City of London Festival: Korean fusion in LSO St Luke’s

Hyeon-Sik Shin from Ensemble Sinawi playing the ajaeng
Hyeon-Sik Shin from Ensemble Sinawi playing the ajaeng
Korean Fusion; Ensemble Sinawi; City of London Festival at LSO St. Luke's
Reviewed by Hilary Glover on Jul 8 2014
Star rating: 4.0

Traditional Korean sounds mixed with chamber, folk, and jazz to create an entirely new and individual fusion.

Ensemble Sinawi brought a taste of Korea to central London last night (Tuesday) at LSO St Luke's as part of the City of London Festival. Ensemble Sinawi are interested in continuing the practice of traditional music, focussing on the improvisational and shamanistic sinawi and the story telling of pansori. But they are also aware of the fact that they are living now, in the 21st century, and are immersed in modern music. Traditional sounds are mixed with chamber, folk, and jazz to create an entirely new and individual fusion.

In the programme notes the stringed instruments were all called 'zither' - some of which were plucked with either or both hands (gayageum), others bowed (ajaeng). Yang-Hwa Kim who played the gayageum also sang, while, on ajaeng, Hyeon-Sik Shin's frequent vocal interjections seemed to also serve as indications to the musicians that they were going to move on to the next section.

Both types of zither have numerous bridges. They were sometimes played somewhat like a violin, with one hand stopping the string to form a note and the other plucking or bowing. Or the length of the string (and hence the note) could be altered by very deeply pushing the string down – this technique was also used to create a very wide vibrato. Additionally they could be played somewhat like a harp to self accompany.

The two ajaeng had completely different sounds – one sonorous, somewhat like a cello, the other guttural, bowed harshly so that the bow caught and screeched.

The Korean bamboo flute (daegeum) was played by Sung-Joon Lee, along with a short, vertical instrument with a rasping sound. Similarly to the zithers the flute was played with an active vibrato controlled by rocking it away from the mouth with the hands. The metal stringed dulcimer (yanggeum) with its bright percussive sound was played by Song-Hee Jeong, who also played piano.

There were two percussion players (Ho-Se Yoon and an unnamed performer) with numerous traditional and modern chimes, drums, cymbals and a shaker-type instrument that produced a sound like wind rushing through leaves.

The first piece played was called 'Improvisation' and as such embraced the sinawi tradition. The music was much less stylised than I imagined - the effect to my ears was very similar to jazz.
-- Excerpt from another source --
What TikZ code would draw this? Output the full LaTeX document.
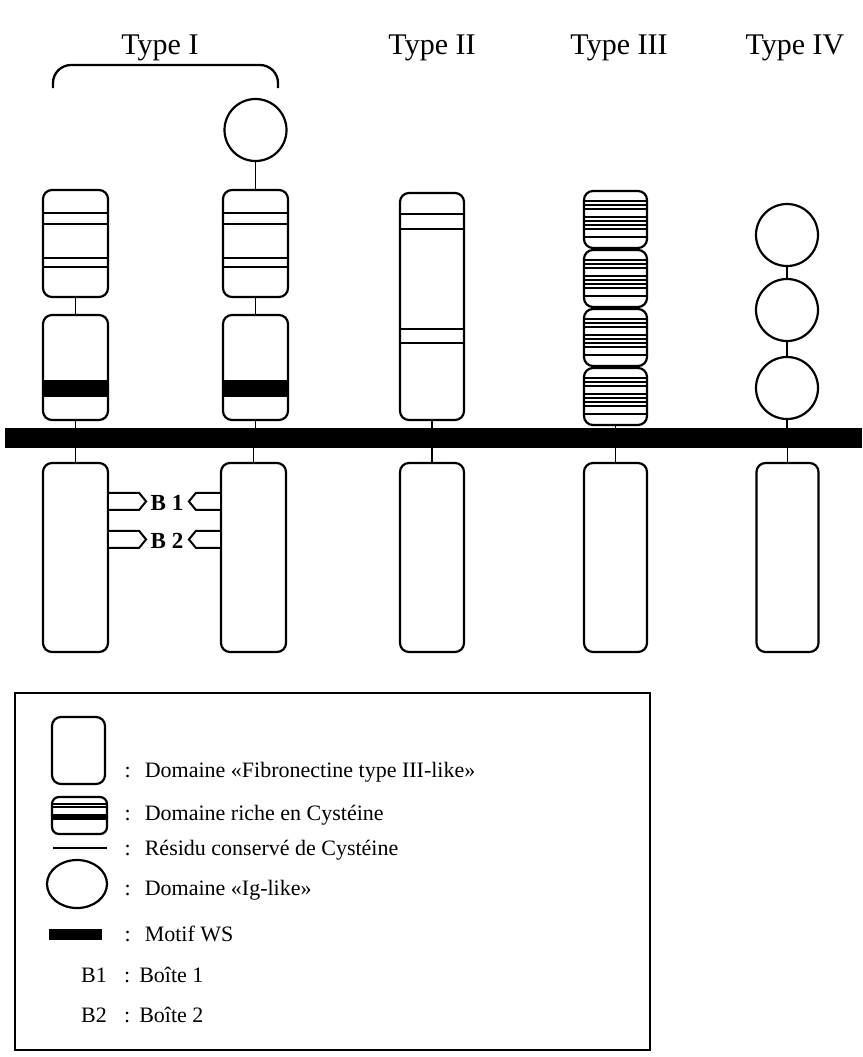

The format of the music was also jazz-like in that every performer got a chance to perform a solo. The second song 'Cadenza for the soul' was described as being traditionally performed to purify a soul on its way to heaven – the last words sung translated as "leave in peace". It was described as a musical ritual for those facing crisis and in need of comfort.

The next song 'Eclipse' had a simpler construction, and was designed to help the listener discover what shadows they have hidden inside them. This was followed by a very long improvisation described as the 'original version of sinawi'. Another song was paired with some traditional dancing by one of the percussionists in a flower hat, to remind us that there were "friendship[s] in the dark", where the flower represented the soul.

During and after the Korean War 'Bu-yong mountain', a poem written by Park Gi Dong in 1948 to remember the death of his sister, has become a symbol to commemorate all lost friends and family. The performance of this song by Ensemble Sinawi was so evocative that it could have been the accompaniment to a film. The final brighter and light-hearted piece was a tale of a rabbit, the King Dragon and his servant the turtle. In the story the king is sick and, having been told that he can be cured by the liver of a rabbit, sends the turtle to get the liver - all the participants have to deceive each other in order to survive.

I felt privileged to have seen this group perform here in London and to have had a glimpse into Korean culture. Ensemble Sinawi continue to perform internationally and have two albums: 'Cadenza for Soul' and 'Into the Time'.